Darüber hinaus stellte der Bau & Immobilien Report fest, dass die Massivbauer klammheimlich in die Domäne der Leichtbauer eindringen. Mit massiven Fertighäusern setzten Baumeister die klassischen Fertighaushersteller stark unter Druck. Es folgte eine Pleitewelle, die auch einige Anbieter massiver Fertighäuser mit sich riss. Getroffen hat es vor allem Hersteller, die nur auf das Produkt Fertighaus setzten und die dem stagnierenden Fertighausmarkt bei wachsender Anzahl von Marktteilnehmern nichts entgegenzusetzen hatten.
>> Menschen im Fokus:
In der Rubrik »Menschen« bekam der damalige Wiener Wohnbaustadtrat Werner Faymann sein Fett ab. Unter dem Titel »Der Stoiker« wurde festgestellt, dass sich Faymann zwar über die Wienerberg City tierisch freue, die Frage der Anbindung an den öffentlichen Verkehr ihn aber »cool« lasse. Illustriert wurde der Artikel mit einem zum Titel passenden, aber wenig schmeichelhaften Bild. Was den schon damals als eitel geltenden Stadtrat nicht amüsierte.
Wenig zu lachen hatte im Juli 2001 auch Herbert Ludl. Sinkende Umsätze, sinkende Erträge und politische Angriffe auf die Gemeinnützigkeit machten dem Sozialbau-Chef zu schaffen. »Wenn wir jeden Tag fürchten müssen, dass jemand schlecht schläft und das Wohnungsgemeinnützigkeitsgesetz ändert, könnten wir uns den Schritt in den gewerblichen Sektor überlegen«, so ein sichtlich genervter Ludl.
Mit Problemen finanzieller Natur musste sich Carl Hennrich vom Fachverband Steine-Keramik auseinandersetzen. Die Bauinnungen drohten mit einem reduzierten finanziellen Engagement in der Massivkampagne. Wien und die Steiermark drohten mit einem völligen Rückzug aus der Kampagne. Statt etwas mehr als 13 Millionen Schilling sollten ihm plötzlich nur noch 9,5 Millionen zur Verfügung stehen. Hennrich reagierte rasch und trat in Verhandlungen mit den Baustoffhändlern Quester und Hagebau. Auch inhaltlich wurde die Werbestrategie neu ausgerichtet.
>> Im Interview:
Harry Glück, Architekt des Wohnparks Alt Erlaa, sprach anlässlich des 25. Geburtstags der Wohnanlage im Interview mit dem Bau & Immobilien Report im Juli 2001 über die hohe Wohnzufriedenheit in Alt-Erlaa, die Wiener Wohnbaupolitik und sein Ziel, die Natur in die Stadt zurückzuholen.

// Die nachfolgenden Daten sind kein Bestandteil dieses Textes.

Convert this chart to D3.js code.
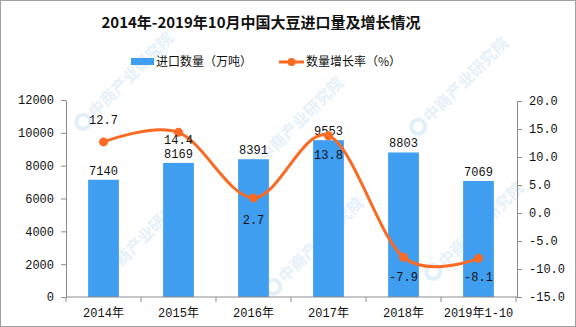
<!DOCTYPE html>
<html>
<head>
<meta charset="utf-8">
<script src="https://cdn.jsdelivr.net/npm/d3@7"></script>
<style>
  html, body { margin: 0; padding: 0; background: #fff; }
  svg { display: block; }
</style>
</head>
<body>
<svg id="chart" width="576" height="327"></svg>
<script>
// ---- data ----
const categories = ["2014年", "2015年", "2016年", "2017年", "2018年", "2019年1-10"];
const importVolume = [7140, 8169, 8391, 9553, 8803, 7069];      // 万吨
const growthRate = [12.7, 14.4, 2.7, 13.8, -7.9, -8.1];          // %
const leftTicks = [0, 2000, 4000, 6000, 8000, 10000, 12000];
const rightTicks = [-15, -10, -5, 0, 5, 10, 15, 20];
const titleText = "2014年-2019年10月中国大豆进口量及增长情况";
const legendBar = "进口数量（万吨）";
const legendLine = "数量增长率（%）";
const watermark = "中商产业研究院";

// ---- layout (not data) ----
const W = 576, H = 327;
const plot = { left: 66, right: 516, top: 100, bottom: 297 };
const rateLabelDy = [-18, 12, 26, 23, 24, 23];
const BLUE = "#3f9ef0", ORANGE = "#fb6a22", AXIS = "#8c8c8c";
const NUMFONT = "'Liberation Mono', 'Noto Sans CJK SC', monospace";
const CJKFONT = "'Noto Sans CJK SC', sans-serif";

const svg = d3.select("#chart");

// watermark (faint)
const wm = svg.append("g").attr("class", "watermark");
const wmPos = [[120, 85], [290, 130], [455, 90], [135, 245], [310, 250], [470, 235]];
wmPos.forEach(([x, y]) => {
  const g = wm.append("g").attr("transform", `translate(${x},${y}) rotate(-45)`);
  g.append("circle").attr("cx", -52).attr("cy", 0).attr("r", 7)
    .attr("fill", "none").attr("stroke", "#e2eef8").attr("stroke-width", 4);
  g.append("text").attr("x", -41).attr("y", 6).text(watermark)
    .attr("font-family", CJKFONT).attr("font-size", 16).attr("font-weight", "bold")
    .attr("fill", "#e6f0f9");
});

// border
svg.append("rect").attr("x", 0.5).attr("y", 0.5).attr("width", W - 1).attr("height", H - 1)
  .attr("fill", "none").attr("stroke", "#a0a0a0");

// scales
const x = d3.scaleBand().domain(categories).range([plot.left, plot.right]).padding(0);
const yL = d3.scaleLinear().domain([0, 12000]).range([plot.bottom, plot.top]);
const yR = d3.scaleLinear().domain([-15, 20]).range([plot.bottom, plot.top + 1]);
const barW = x.bandwidth() * 0.41;
const cx = c => x(c) + x.bandwidth() / 2;

// title
svg.append("text").attr("x", 261).attr("y", 28).attr("text-anchor", "middle")
  .attr("font-family", CJKFONT).attr("font-weight", "bold").attr("font-size", 15)
  .attr("fill", "#111").text(titleText);

// legend
const lg = svg.append("g").attr("font-family", CJKFONT).attr("font-size", 12).attr("fill", "#111");
lg.append("rect").attr("x", 131).attr("y", 58).attr("width", 23).attr("height", 7).attr("fill", BLUE);
lg.append("text").attr("x", 156).attr("y", 66).text(legendBar);
lg.append("line").attr("x1", 279).attr("x2", 304).attr("y1", 62).attr("y2", 62)
  .attr("stroke", ORANGE).attr("stroke-width", 3);
lg.append("circle").attr("cx", 291.5).attr("cy", 62).attr("r", 4).attr("fill", ORANGE);
lg.append("text").attr("x", 306).attr("y", 66).text(legendLine);

// bars
svg.append("g").selectAll("rect").data(categories).join("rect")
  .attr("x", (c) => cx(c) - barW / 2)
  .attr("y", (c, i) => yL(importVolume[i]))
  .attr("width", barW)
  .attr("height", (c, i) => yL(0) - yL(importVolume[i]))
  .attr("fill", BLUE);

// axes
function styleAxis(g) {
  g.selectAll(".domain").attr("stroke", AXIS);
  g.selectAll(".tick line").attr("stroke", AXIS);
  g.selectAll(".tick text").attr("fill", "#111").attr("font-family", NUMFONT).attr("font-size", 12);
}
const axL = d3.axisLeft(yL).tickValues(leftTicks).tickSize(5).tickSizeOuter(0).tickPadding(7)
  .tickFormat(d => String(d));
svg.append("g").attr("transform", `translate(${plot.left},0)`).call(axL).call(styleAxis);

const axR = d3.axisRight(yR).tickValues(rightTicks).tickSize(5).tickSizeOuter(0).tickPadding(7)
  .tickFormat(d => d.toFixed(1));
svg.append("g").attr("transform", `translate(${plot.right + 1},0)`).call(axR).call(styleAxis);

// bottom axis
const bx = svg.append("g").attr("transform", `translate(0,${plot.bottom})`);
bx.append("line").attr("x1", plot.left).attr("x2", plot.right + 1).attr("y1", 0).attr("y2", 0).attr("stroke", AXIS);
const bounds = categories.map(c => x(c)).concat([plot.right]);
bx.selectAll("line.tk").data(bounds).join("line").attr("class", "tk")
  .attr("x1", d => d).attr("x2", d => d).attr("y1", 0).attr("y2", 5).attr("stroke", AXIS);
bx.selectAll("text").data(categories).join("text")
  .attr("x", c => cx(c)).attr("y", 20).attr("text-anchor", "middle")
  .attr("font-family", NUMFONT).attr("font-size", 12).attr("fill", "#111").text(c => c);

// bar value labels
svg.append("g").selectAll("text").data(categories).join("text")
  .attr("x", c => cx(c)).attr("y", (c, i) => yL(importVolume[i]) - 5)
  .attr("text-anchor", "middle").attr("font-family", NUMFONT).attr("font-size", 12).attr("fill", "#111")
  .text((c, i) => importVolume[i]);

// line
const pts = categories.map((c, i) => [cx(c), yR(growthRate[i])]);
svg.append("path").attr("d", d3.line().curve(d3.curveCardinal.tension(0))(pts))
  .attr("fill", "none").attr("stroke", ORANGE).attr("stroke-width", 3);
svg.append("g").selectAll("circle").data(pts).join("circle")
  .attr("cx", d => d[0]).attr("cy", d => d[1]).attr("r", 4.5).attr("fill", ORANGE);

// rate labels
svg.append("g").selectAll("text").data(categories).join("text")
  .attr("x", c => cx(c)).attr("y", (c, i) => yR(growthRate[i]) + rateLabelDy[i])
  .attr("text-anchor", "middle").attr("font-family", NUMFONT).attr("font-size", 12).attr("fill", "#111")
  .text((c, i) => growthRate[i].toFixed(1));
</script>
</body>
</html>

Die besten Passagen des Interviews:
Report: Alt-Erlaa wird heuer 25. Die Wohnzufriedenheit ist dort noch heute besonders hoch. Worauf führen Sie das zurück?

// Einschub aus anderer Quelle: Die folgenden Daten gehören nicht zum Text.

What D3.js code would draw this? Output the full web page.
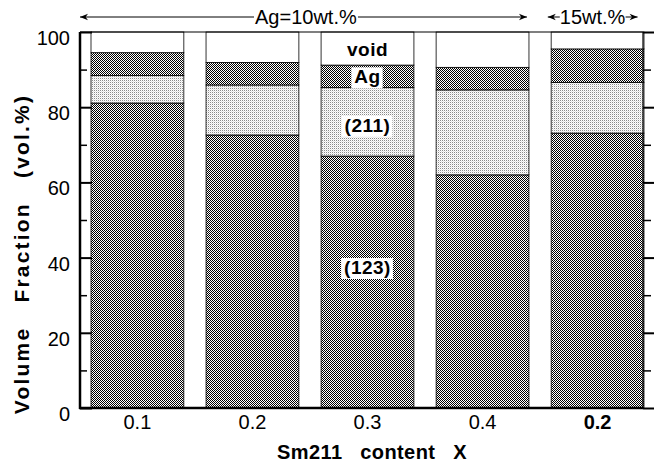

Harry Glück: Das diesen Bauten zugrundeliegende Konzept könnte man grüne Stadt nennen, das Zurückholen der im 19. Jahrhundert aus der Stadt vertriebenen Natur. Es gibt Beispiele, dass höhere Dichten in verkehrsfreie, parkartige Grünräume eingebettet werden können.
Report: Einen Wohnbau wie Alt-Erlaa hat es in der Größenordnung nachher nicht mehr gegeben. Warum eigentlich nicht?
Glück: Das war nicht gewollt. Und zwar obwohl die Bauten nicht nur an der Spitze in der Akzeptanz, der Zufriedenheit und der Identifikation der Bewohner liegen, sondern obwohl sie auch in der Errichtung und in den Betriebskosten wirtschaftlicher als fast alles andere sind.
Report: Wie unterscheidet sich die damalige Wohnbaupolitik von der heutigen?
Glück: Sie war damals wesentlich liberaler als später. Sie würden Projekte wie Alt-Erlaa heute wegen aller möglichen Vorwände zum Teil nicht mehr bewilligt und auf keinen Fall gefördert bekommen. Man hat sich heute auf etwas festgelegt, was man für den Mainstream hält.